Written instruction: Set down word for word the lines running from the line with "Give me the Chart.js source for this chart." to the line with "0.1, 0.075, 0.05];", ends included. Skip every picture.

Task input:
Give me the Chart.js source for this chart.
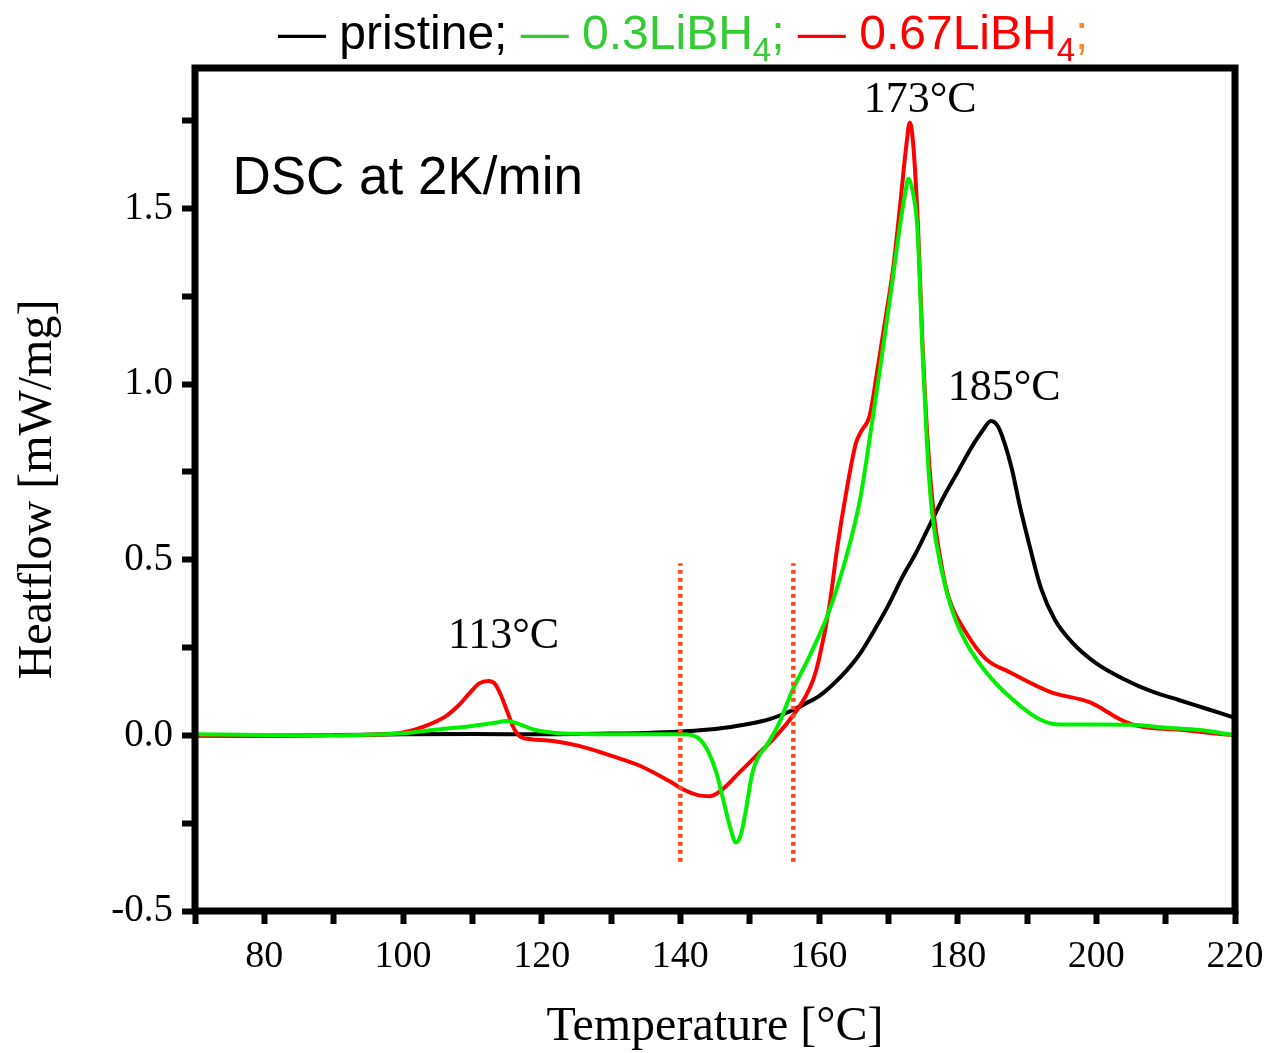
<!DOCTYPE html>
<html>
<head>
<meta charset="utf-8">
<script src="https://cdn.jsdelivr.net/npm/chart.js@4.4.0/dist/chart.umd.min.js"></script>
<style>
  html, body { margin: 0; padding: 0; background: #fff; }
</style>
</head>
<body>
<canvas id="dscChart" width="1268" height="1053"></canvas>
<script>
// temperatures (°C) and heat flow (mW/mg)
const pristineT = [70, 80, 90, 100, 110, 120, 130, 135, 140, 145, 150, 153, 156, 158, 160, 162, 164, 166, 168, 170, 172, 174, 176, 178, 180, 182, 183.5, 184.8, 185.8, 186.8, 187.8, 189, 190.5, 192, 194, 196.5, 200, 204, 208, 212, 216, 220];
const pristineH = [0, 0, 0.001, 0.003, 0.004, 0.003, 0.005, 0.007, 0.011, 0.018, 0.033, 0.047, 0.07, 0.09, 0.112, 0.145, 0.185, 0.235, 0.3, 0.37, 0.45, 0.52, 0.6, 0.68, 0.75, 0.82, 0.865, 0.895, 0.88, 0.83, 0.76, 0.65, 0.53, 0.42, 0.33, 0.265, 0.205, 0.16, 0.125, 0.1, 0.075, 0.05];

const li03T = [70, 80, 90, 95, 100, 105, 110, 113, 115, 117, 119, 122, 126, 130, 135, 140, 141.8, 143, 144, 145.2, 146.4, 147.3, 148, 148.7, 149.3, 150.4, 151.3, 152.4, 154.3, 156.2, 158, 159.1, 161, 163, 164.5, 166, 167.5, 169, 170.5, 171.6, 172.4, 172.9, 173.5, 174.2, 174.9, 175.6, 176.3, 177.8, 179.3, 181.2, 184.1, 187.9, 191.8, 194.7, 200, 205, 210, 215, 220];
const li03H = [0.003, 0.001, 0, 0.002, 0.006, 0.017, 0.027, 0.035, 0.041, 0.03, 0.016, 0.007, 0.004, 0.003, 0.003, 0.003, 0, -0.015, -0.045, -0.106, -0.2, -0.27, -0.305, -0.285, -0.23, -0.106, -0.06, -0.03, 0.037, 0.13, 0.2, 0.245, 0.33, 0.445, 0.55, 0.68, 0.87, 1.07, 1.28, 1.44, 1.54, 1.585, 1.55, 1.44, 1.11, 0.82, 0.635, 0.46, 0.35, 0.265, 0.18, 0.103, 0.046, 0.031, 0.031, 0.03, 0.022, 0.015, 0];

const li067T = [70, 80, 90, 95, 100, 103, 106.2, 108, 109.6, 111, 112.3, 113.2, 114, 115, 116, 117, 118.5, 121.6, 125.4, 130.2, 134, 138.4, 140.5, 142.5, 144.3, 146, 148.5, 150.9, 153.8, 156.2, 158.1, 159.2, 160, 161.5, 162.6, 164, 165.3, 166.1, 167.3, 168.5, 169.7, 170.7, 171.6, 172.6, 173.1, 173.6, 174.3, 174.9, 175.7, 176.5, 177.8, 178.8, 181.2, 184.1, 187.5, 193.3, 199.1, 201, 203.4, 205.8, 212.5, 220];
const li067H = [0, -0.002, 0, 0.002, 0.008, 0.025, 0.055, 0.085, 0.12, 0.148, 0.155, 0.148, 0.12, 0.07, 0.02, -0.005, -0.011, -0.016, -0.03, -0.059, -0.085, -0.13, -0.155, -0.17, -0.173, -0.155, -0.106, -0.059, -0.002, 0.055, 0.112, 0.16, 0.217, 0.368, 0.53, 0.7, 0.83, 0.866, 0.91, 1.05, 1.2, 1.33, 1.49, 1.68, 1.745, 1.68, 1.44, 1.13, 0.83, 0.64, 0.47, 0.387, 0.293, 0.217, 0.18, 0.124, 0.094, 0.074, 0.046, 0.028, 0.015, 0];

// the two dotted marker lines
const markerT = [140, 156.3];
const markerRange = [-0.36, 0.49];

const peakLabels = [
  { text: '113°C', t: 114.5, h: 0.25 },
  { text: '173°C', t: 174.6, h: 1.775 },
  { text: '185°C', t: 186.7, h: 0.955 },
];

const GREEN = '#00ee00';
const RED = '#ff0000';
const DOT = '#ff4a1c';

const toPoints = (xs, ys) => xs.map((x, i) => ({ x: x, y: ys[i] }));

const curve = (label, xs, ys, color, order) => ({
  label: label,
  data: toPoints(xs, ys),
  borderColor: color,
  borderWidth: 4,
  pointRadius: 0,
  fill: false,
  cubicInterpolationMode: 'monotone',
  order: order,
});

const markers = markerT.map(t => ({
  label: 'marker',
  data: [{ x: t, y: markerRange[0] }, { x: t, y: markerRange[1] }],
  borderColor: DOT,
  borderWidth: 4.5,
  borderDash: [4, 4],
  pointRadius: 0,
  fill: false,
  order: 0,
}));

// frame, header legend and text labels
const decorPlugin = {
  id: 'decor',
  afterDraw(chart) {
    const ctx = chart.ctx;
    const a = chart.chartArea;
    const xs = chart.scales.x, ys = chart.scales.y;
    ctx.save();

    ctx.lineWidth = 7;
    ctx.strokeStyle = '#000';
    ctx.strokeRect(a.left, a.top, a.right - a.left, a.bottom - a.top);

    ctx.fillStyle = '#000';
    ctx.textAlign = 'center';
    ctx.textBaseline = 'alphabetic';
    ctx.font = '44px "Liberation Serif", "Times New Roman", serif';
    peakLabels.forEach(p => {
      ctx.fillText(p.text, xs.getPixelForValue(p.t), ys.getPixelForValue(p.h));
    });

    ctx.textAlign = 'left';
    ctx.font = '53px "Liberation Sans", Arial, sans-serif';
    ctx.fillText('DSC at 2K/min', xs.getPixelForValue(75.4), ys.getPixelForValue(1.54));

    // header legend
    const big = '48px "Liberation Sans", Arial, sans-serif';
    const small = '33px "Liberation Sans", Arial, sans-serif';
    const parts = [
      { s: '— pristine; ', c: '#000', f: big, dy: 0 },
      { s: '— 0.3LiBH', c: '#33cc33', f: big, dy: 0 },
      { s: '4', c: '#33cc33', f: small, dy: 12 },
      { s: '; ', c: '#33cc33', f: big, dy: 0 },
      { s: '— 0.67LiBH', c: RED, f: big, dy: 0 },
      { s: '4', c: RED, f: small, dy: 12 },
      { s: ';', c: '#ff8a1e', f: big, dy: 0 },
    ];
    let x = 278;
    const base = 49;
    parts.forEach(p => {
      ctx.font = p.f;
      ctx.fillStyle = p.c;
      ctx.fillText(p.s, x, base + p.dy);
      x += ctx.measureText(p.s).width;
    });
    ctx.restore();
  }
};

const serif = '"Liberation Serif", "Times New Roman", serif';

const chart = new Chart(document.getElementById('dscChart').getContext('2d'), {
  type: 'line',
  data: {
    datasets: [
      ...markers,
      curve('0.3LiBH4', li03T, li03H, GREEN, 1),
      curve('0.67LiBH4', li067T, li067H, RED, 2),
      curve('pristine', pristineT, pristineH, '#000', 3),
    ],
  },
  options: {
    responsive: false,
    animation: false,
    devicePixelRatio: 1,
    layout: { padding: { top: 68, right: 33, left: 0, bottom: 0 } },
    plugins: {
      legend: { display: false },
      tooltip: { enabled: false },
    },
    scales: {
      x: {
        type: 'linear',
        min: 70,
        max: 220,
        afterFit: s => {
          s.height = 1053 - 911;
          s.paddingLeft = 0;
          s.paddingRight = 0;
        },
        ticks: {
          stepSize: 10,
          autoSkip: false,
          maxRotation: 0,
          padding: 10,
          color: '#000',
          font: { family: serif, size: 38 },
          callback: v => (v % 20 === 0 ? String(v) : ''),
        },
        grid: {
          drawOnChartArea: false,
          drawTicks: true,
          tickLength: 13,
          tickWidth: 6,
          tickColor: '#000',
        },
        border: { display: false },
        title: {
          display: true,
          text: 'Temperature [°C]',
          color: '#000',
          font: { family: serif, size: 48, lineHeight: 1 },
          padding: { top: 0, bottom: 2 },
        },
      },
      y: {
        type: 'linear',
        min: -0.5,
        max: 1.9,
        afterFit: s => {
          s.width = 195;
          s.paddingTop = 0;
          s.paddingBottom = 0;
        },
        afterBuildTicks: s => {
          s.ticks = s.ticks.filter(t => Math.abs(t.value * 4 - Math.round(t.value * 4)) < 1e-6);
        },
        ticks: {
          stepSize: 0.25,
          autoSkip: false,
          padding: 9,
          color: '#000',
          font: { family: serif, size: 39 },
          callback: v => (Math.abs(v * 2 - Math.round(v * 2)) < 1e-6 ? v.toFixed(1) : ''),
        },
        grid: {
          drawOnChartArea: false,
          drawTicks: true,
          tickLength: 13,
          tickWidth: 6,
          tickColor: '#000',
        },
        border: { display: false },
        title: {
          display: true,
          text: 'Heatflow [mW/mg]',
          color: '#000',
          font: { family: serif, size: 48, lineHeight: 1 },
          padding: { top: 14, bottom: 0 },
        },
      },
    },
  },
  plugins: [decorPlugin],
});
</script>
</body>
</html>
--
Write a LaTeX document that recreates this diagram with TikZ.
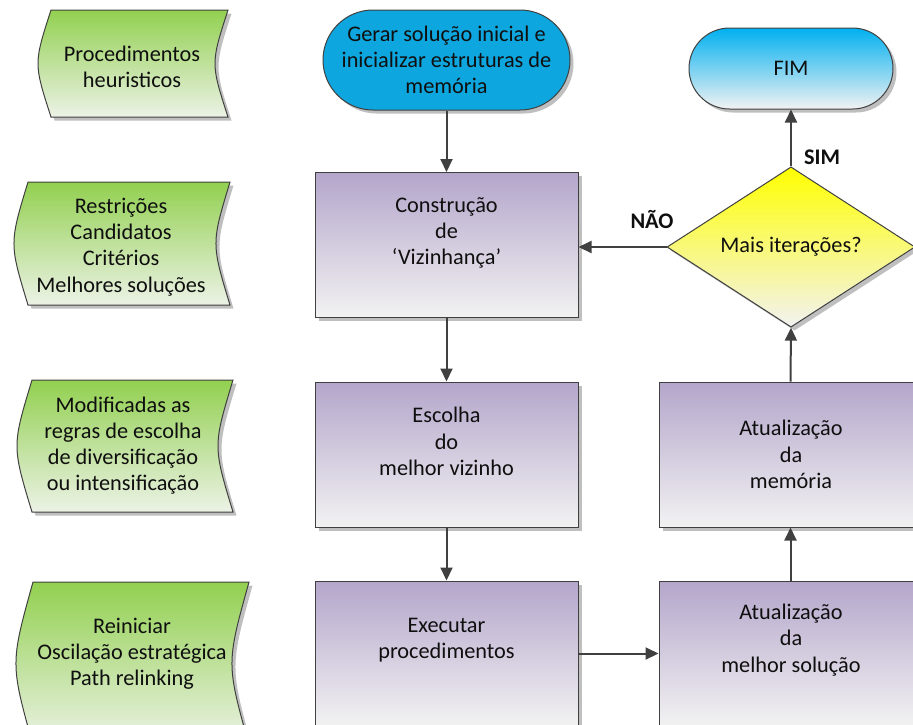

Task answer:
Give me the Chart.js source for this chart.
<!DOCTYPE html>
<html>
<head>
<meta charset="utf-8">
<script src="https://cdn.jsdelivr.net/npm/chart.js@4.4.0/dist/chart.umd.min.js"></script>
<style>
  html, body { margin: 0; padding: 0; background: #fff; }
</style>
</head>
<body>
<canvas id="dscChart" width="1268" height="1053"></canvas>
<script>
// temperatures (°C) and heat flow (mW/mg)
const pristineT = [70, 80, 90, 100, 110, 120, 130, 135, 140, 145, 150, 153, 156, 158, 160, 162, 164, 166, 168, 170, 172, 174, 176, 178, 180, 182, 183.5, 184.8, 185.8, 186.8, 187.8, 189, 190.5, 192, 194, 196.5, 200, 204, 208, 212, 216, 220];
const pristineH = [0, 0, 0.001, 0.003, 0.004, 0.003, 0.005, 0.007, 0.011, 0.018, 0.033, 0.047, 0.07, 0.09, 0.112, 0.145, 0.185, 0.235, 0.3, 0.37, 0.45, 0.52, 0.6, 0.68, 0.75, 0.82, 0.865, 0.895, 0.88, 0.83, 0.76, 0.65, 0.53, 0.42, 0.33, 0.265, 0.205, 0.16, 0.125, 0.1, 0.075, 0.05];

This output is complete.